SUPPLIED MATERIAL:
..............................

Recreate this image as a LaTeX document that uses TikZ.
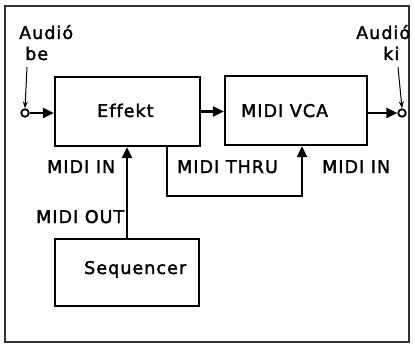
\documentclass[tikz,border=0pt]{standalone}
\usepackage{fontspec}
\setmainfont{DejaVu Sans}[LetterSpace=6, Ligatures=CommonOff, FakeBold=2]
\usetikzlibrary{arrows.meta}
\begin{document}
\begin{tikzpicture}[x=1pt,y=-1pt,
  font=\fontsize{17.5}{20}\selectfont,
  blk/.style={draw, line width=2.2pt, inner sep=0pt},
  sig/.style={line width=2.2pt, -{Triangle[length=11pt,width=10pt]}},
  tag/.style={line width=1pt, -{Stealth[length=7pt,width=5pt]}},
  jack/.style={circle, draw, line width=1.8pt, minimum size=7.5pt, inner sep=0pt},
  txt/.style={inner sep=0pt, anchor=base west}]
\useasboundingbox (0,0) rectangle (415,345);
% outer frame
\draw[line width=1.5pt, black!80] (5,6) rectangle (409,342);

% blocks
\node[blk, minimum width=145pt, minimum height=69pt] (eff) at (127.5,111.5) {};
\node[blk, minimum width=142pt, minimum height=69pt] (vca) at (296,110.5) {};
\node[blk, minimum width=144pt, minimum height=67pt] (seq) at (127,272.5) {};
\node[txt] (efft) at (97,117) {Effekt};
\node[txt] (vcat) at (241,117) {MIDI VCA};
\node[txt] (seqt) at (84,274) {Sequencer};

% audio jacks and their labels
\node[jack] (jin) at (25,113) {};
\node[jack] (jout) at (402,113) {};
\node[txt] (inA) at (19,39) {Audió};
\node[txt] (inB) at (25,60) {be};
\node[txt] (outA) at (356,39) {Audió};
\node[txt] (outB) at (383,60) {ki};
\coordinate (inhead) at (27,67);
\coordinate (outhead) at (398,67);
\draw[tag] (inhead) -- (jin.north);
\draw[tag] (outhead) -- (jout.north);

% audio path
\draw[sig] (jin.east) -- (jin -| eff.west);
\draw[sig] (eff.east) -- (eff.east -| vca.west);
\draw[sig] (vca.east |- jout) -- (jout.west);

% MIDI connections
\coordinate (t1) at (167,196);
\coordinate (t2) at (302,196);
\draw[sig] (seq.north) -- (seq.north |- eff.south);
\draw[sig] (t1 |- eff.south) -- (t1) -- (t2) -- (t2 |- vca.south);

\node[txt] (midiin1) at (47,173) {MIDI IN};
\node[txt] (midithru) at (177,173) {MIDI THRU};
\node[txt] (midiin2) at (322,173) {MIDI IN};
\node[txt] (midiout) at (36,223) {MIDI OUT};
\end{tikzpicture}
\end{document}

..............................

STATED EXERCISE:
Omit the pictures, then output the rest of the listing exactly.

OUTPUT FOR THIS TASK:
Recreate this image as a LaTeX document that uses TikZ.
\documentclass[tikz,border=0pt]{standalone}
\usepackage{fontspec}
\setmainfont{DejaVu Sans}[LetterSpace=6, Ligatures=CommonOff, FakeBold=2]
\usetikzlibrary{arrows.meta}
\begin{document}
\begin{tikzpicture}[x=1pt,y=-1pt,
  font=\fontsize{17.5}{20}\selectfont,
  blk/.style={draw, line width=2.2pt, inner sep=0pt},
  sig/.style={line width=2.2pt, -{Triangle[length=11pt,width=10pt]}},
  tag/.style={line width=1pt, -{Stealth[length=7pt,width=5pt]}},
  jack/.style={circle, draw, line width=1.8pt, minimum size=7.5pt, inner sep=0pt},
  txt/.style={inner sep=0pt, anchor=base west}]
\useasboundingbox (0,0) rectangle (415,345);
% outer frame
\draw[line width=1.5pt, black!80] (5,6) rectangle (409,342);

% blocks
\node[blk, minimum width=145pt, minimum height=69pt] (eff) at (127.5,111.5) {};
\node[blk, minimum width=142pt, minimum height=69pt] (vca) at (296,110.5) {};
\node[blk, minimum width=144pt, minimum height=67pt] (seq) at (127,272.5) {};
\node[txt] (efft) at (97,117) {Effekt};
\node[txt] (vcat) at (241,117) {MIDI VCA};
\node[txt] (seqt) at (84,274) {Sequencer};

% audio jacks and their labels
\node[jack] (jin) at (25,113) {};
\node[jack] (jout) at (402,113) {};
\node[txt] (inA) at (19,39) {Audió};
\node[txt] (inB) at (25,60) {be};
\node[txt] (outA) at (356,39) {Audió};
\node[txt] (outB) at (383,60) {ki};
\coordinate (inhead) at (27,67);
\coordinate (outhead) at (398,67);
\draw[tag] (inhead) -- (jin.north);
\draw[tag] (outhead) -- (jout.north);

% audio path
\draw[sig] (jin.east) -- (jin -| eff.west);
\draw[sig] (eff.east) -- (eff.east -| vca.west);
\draw[sig] (vca.east |- jout) -- (jout.west);

% MIDI connections
\coordinate (t1) at (167,196);
\coordinate (t2) at (302,196);
\draw[sig] (seq.north) -- (seq.north |- eff.south);
\draw[sig] (t1 |- eff.south) -- (t1) -- (t2) -- (t2 |- vca.south);

\node[txt] (midiin1) at (47,173) {MIDI IN};
\node[txt] (midithru) at (177,173) {MIDI THRU};
\node[txt] (midiin2) at (322,173) {MIDI IN};
\node[txt] (midiout) at (36,223) {MIDI OUT};
\end{tikzpicture}
\end{document}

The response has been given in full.